Last week’s gross domestic product (GDP) report confirmed that our economy continues to grow (2.5 percent in the third quarter), although not as quickly as we would like. The fears of a “double dip” recession didn’t come to pass (if anyone in the DC area is interested in a triple dip, head to Ben and Jerry’s from 4 to 7 for their 3-dips-for-3-bucks special.). One reason why the economy isn’t growing faster is that budget constraints are forcing continued and historically deep contractions in state and local government spending. Measures within the American Jobs Act can help bridge the gap.
These cuts in state and local government spending are evident in the GDP data and also in the employment data (the October payroll data will be released this Friday).
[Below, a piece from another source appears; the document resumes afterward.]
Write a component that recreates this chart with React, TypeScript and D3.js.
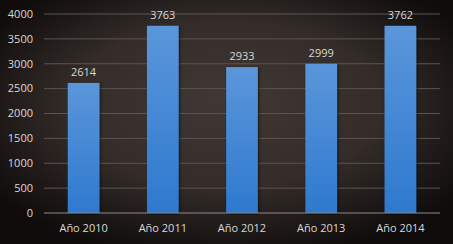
import React from "react";
import * as d3 from "d3";

const categories = ["Año 2010", "Año 2011", "Año 2012", "Año 2013", "Año 2014"];
const values = [2614, 3763, 2933, 2999, 3762];
const yTicks = [0, 500, 1000, 1500, 2000, 2500, 3000, 3500, 4000];

const W = 453;
const H = 244;
const M = { left: 44, right: 13, top: 14, bottom: 31 };

export default function App() {
  const x = d3
    .scaleBand<string>()
    .domain(categories)
    .range([M.left, W - M.right])
    .paddingInner(0.6)
    .paddingOuter(0.3);
  const y = d3.scaleLinear().domain([0, 4000]).range([H - M.bottom, M.top]);
  const font = "'Open Sans', 'Noto Sans', sans-serif";
  const txt = "#d9d9d9";

  return (
    <svg
      width={W}
      height={H}
      style={{ position: "absolute", left: 0, top: 0, display: "block" }}
      fontFamily={font}
    >
      <defs>
        <radialGradient id="bg" cx="0.5" cy="0.45" r="0.62" fx="0.5" fy="0.4">
          <stop offset="0%" stopColor="#3f3835" />
          <stop offset="55%" stopColor="#332c29" />
          <stop offset="100%" stopColor="#0f0c0b" />
        </radialGradient>
        <linearGradient id="bar" x1="0" y1="0" x2="0" y2="1">
          <stop offset="0%" stopColor="#5b96da" />
          <stop offset="100%" stopColor="#2e79cf" />
        </linearGradient>
        <filter id="sh" x="-30%" y="-10%" width="160%" height="120%">
          <feDropShadow dx="1" dy="1" stdDeviation="1.5" floodColor="#000" floodOpacity="0.6" />
        </filter>
      </defs>
      <rect x={0} y={0} width={W} height={H} fill="url(#bg)" />
      {yTicks.map((t) =>
        t === 0 ? null : (
          <line
            key={t}
            x1={M.left}
            x2={W - M.right}
            y1={y(t)}
            y2={y(t)}
            stroke="#5c5451"
            strokeWidth={1}
          />
        )
      )}
      {yTicks.map((t) => (
        <text
          key={"l" + t}
          x={33}
          y={y(t)}
          dy="0.35em"
          textAnchor="end"
          fontSize={11}
          fill={txt}
        >
          {t}
        </text>
      ))}
      {categories.map((c, i) => (
        <g key={c}>
          <rect
            x={x(c)}
            y={y(values[i])}
            width={x.bandwidth()}
            height={y(0) - y(values[i])}
            fill="url(#bar)"
            filter="url(#sh)"
          />
          <text
            x={(x(c) as number) + x.bandwidth() / 2}
            y={y(values[i]) - 7}
            textAnchor="middle"
            fontSize={11}
            fill={txt}
          >
            {values[i]}
          </text>
          <text
            x={(x(c) as number) + x.bandwidth() / 2}
            y={H - M.bottom + 19}
            textAnchor="middle"
            fontSize={11}
            fill={txt}
          >
            {c}
          </text>
        </g>
      ))}
      <line
        x1={M.left}
        x2={W - M.right}
        y1={y(0)}
        y2={y(0)}
        stroke="#8f8a88"
        strokeWidth={1}
      />
    </svg>
  );
}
State and local spending and investment decreased 5.3 percent in real terms since spending peaked in the fourth quarter of 2007, by far the deepest 15-quarter decline in spending in the post-WWII era. Job losses that have followed from these budget cuts total 646,000, or 3.3 percent, since state and local employment peaked in August 2008.
So far this year state and local governments have been cutting jobs at the same pace that private sector firms are adding them. Over the first 9 months of the year, private payroll employment has grown 1.2 percent (1.3 million jobs) while employment in state and local governments declined by 1.2 percent (234,000 jobs).